Among the most attention-grabbing applications for metaverse-related trademarks, Nike’s October 2021 filings swiftly prompted other companies to rush to the USPTO to file applications of their own for use of their “real world” marks on virtual goods and services, as well as non-fungible tokens. (As recently as this month, both Louis Vuitton and Gucci filed trademark applications for registration with the USPTO for some of their most famous trademarks for use in the virtual world. You can see them here on our running list of metaverse marks.) The Office actions are the first substantive development since Nike filed those applications last year.
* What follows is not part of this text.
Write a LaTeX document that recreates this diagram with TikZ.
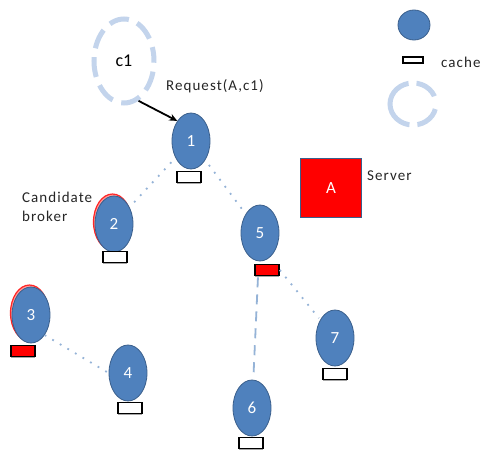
\documentclass[tikz,border=0pt]{standalone}
\usepackage{fontspec}
\setmainfont{Carlito}
\usetikzlibrary{shapes.geometric,arrows.meta}
\definecolor{nodeblue}{HTML}{4F81BD}
\definecolor{nodeedge}{HTML}{3A5F8C}
\definecolor{lightdash}{HTML}{C3D4EC}
\definecolor{edgeblue}{HTML}{95B3D7}
\newfontfamily\lblfont[LetterSpace=7]{Carlito}
\tikzset{
  peer/.style={ellipse, fill=nodeblue, draw=nodeedge, line width=0.8pt,
    minimum width=38pt, minimum height=56pt, inner sep=0pt,
    text=white, font=\fontsize{17}{20}\selectfont},
  redrim/.style={ellipse, draw=red!85, line width=1.2pt, fill=red!40,
    minimum width=38pt, minimum height=56pt, inner sep=0pt},
  cachebox/.style={rectangle, draw=black, line width=1.6pt, fill=white,
    minimum width=24pt, minimum height=11pt, inner sep=0pt},
  cachered/.style={cachebox, fill=red},
  cacheshadow/.style={rectangle, fill=gray!70, minimum width=24pt,
    minimum height=11pt, inner sep=0pt},
  link/.style={draw=edgeblue, line width=1.8pt, dash pattern=on 1.8pt off 7pt},
  linkdash/.style={draw=edgeblue, line width=1.8pt, dash pattern=on 10pt off 7pt},
  label/.style={font=\lblfont\fontsize{15}{19}\selectfont, text=black!85, inner sep=0pt},
  ring/.style={ellipse, draw=lightdash, line width=5pt, inner sep=0pt},
}
\begin{document}
\begin{tikzpicture}[x=1pt,y=-1pt]
\useasboundingbox[fill=white] (0,0) rectangle (485,453);

% legend
\node[ellipse, fill=nodeblue, draw=nodeedge, line width=0.8pt, minimum width=32pt, minimum height=30pt, inner sep=0pt] (legnode) at (414,25) {};
\node[rectangle, draw=black, line width=1.4pt, fill=white, minimum width=20pt, minimum height=6pt, inner sep=0pt] (legcache) at (413,60) {};
\node[label, anchor=west] (legcachetxt) at (441,62) {cache};
\node[ring, minimum width=46pt, minimum height=42pt, dash pattern=on 0pt off 8pt on 23pt off 8pt on 61pt off 8pt on 25pt off 5pt] (legring) at (413,104) {};

% c1 ring
\node[ring, minimum width=60pt, minimum height=84pt, dash pattern=on 20pt off 9pt, dash phase=6pt, font=\fontsize{18}{21}\selectfont, text=black] (c1) at (124,61) {c1};

% server
\node[rectangle, fill=red, draw=nodeedge, line width=0.8pt, minimum width=61pt, minimum height=59pt, inner sep=0pt, text=white, font=\fontsize{17}{20}\selectfont] (srv) at (331,188) {A};
\node[label, anchor=west] (srvtxt) at (367,176) {Server};

% red rims
\node[redrim] (r2) at (112.5,222) {};
\node[redrim] (r3) at (29.5,313) {};

% peers
\node[peer] (n1) at (191,141) {1};
\node[peer] (n2) at (114,224) {2};
\node[peer] (n3) at (31,315) {3};
\node[peer] (n4) at (128,373) {4};
\node[peer] (n5) at (260,233) {5};
\node[peer] (n6) at (252,408) {6};
\node[peer] (n7) at (335,338) {7};

% caches
\foreach \nm/\px/\py/\st in {c1b/189/177/cachebox, c2/115/257/cachebox, c3/23/351/cachered, c4/130/408/cachebox, c5/267/270/cachered, c6/251/443/cachebox, c7/335/374/cachebox}{
  \node[cacheshadow] at (\px,\py+1.5) {};
  \node[\st] (\nm) at (\px,\py) {};
}

% links
\draw[link, shorten <=6pt, shorten >=5pt] (n1) -- (n2);
\draw[link, shorten <=6pt, shorten >=5pt] (n1) -- (n5);
\draw[link, shorten >=2pt] (c5.east) -- (n7);
\draw[linkdash, shorten <=16pt, shorten >=3pt] (n5) -- (n6);
\draw[link] (n3.south east) -- (n4.west);

% request arrow
\draw[line width=1.8pt, -{Stealth[length=8pt,width=7pt]}] (c1.-70) -- (n1.north west);
\node[label, anchor=west] (req) at (166,86) {Request(A,c1)};

% candidate broker
\node[label, anchor=west, align=left] (cand) at (22,207) {Candidate\\broker};
\end{tikzpicture}
\end{document}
As for whether companies need to seek out registrations for their well-known “real world” marks for use on “downloadable virtual goods,” “retail store services featuring virtual goods” and “entertainment services, namely, providing on-line, non-downloadable [apparel and footwear],” NFTs, etc., they probably do not. While companies certainly can benefit from a more robust arsenal of registrations, chances are, their existing “real world” rights may be enough to bring infringing uses to a halt.

The latest round in the Hermès v. Mason Rothschild case suggests that brands not only do not need trademark registrations for their marks for use in metaverse or on NFTs, they may not even need to be using their marks in metaverse or on NFTs to successfully call foul when others are using their marks. Hermès’ use of its Birkin name and well-known design do really extend into the virtual realm – it maintains an e-commerce site but no metaverse ventures and no NFTs. And yet, in an order last month, in which he refused to grant Rothschild’s motion to dismiss, Judge Jed Rakoff of the U.S. District Court for the Southern District of New York seemed to suggest that Hermès’ “real world” trademark rights would at least somewhat neatly extend to the virtual world if Rothschild’s NFTs were tied to “a digital file of a virtually wearable Birkin,” as opposed to static images of fur-covered Birkin bags.

This seems to fall in line with an assertion from an article earlier this year, in which Martin Schwimmer, a partner in the Trademark and Copyright Practice Group at Leason Ellis, stated that at the end of the day, with regards to “a company’s main line of work, its existing trademark portfolio will probably cover the most predictable of their activities in the metaverse. So, just as Nike does not need to file applications for shoes and shoes sold over the internet, they will not need to file for shoes sold via the metaverse.” That is, of course, not stopping brands like Nike and co. from filing, though – and providing a road map for others to follow.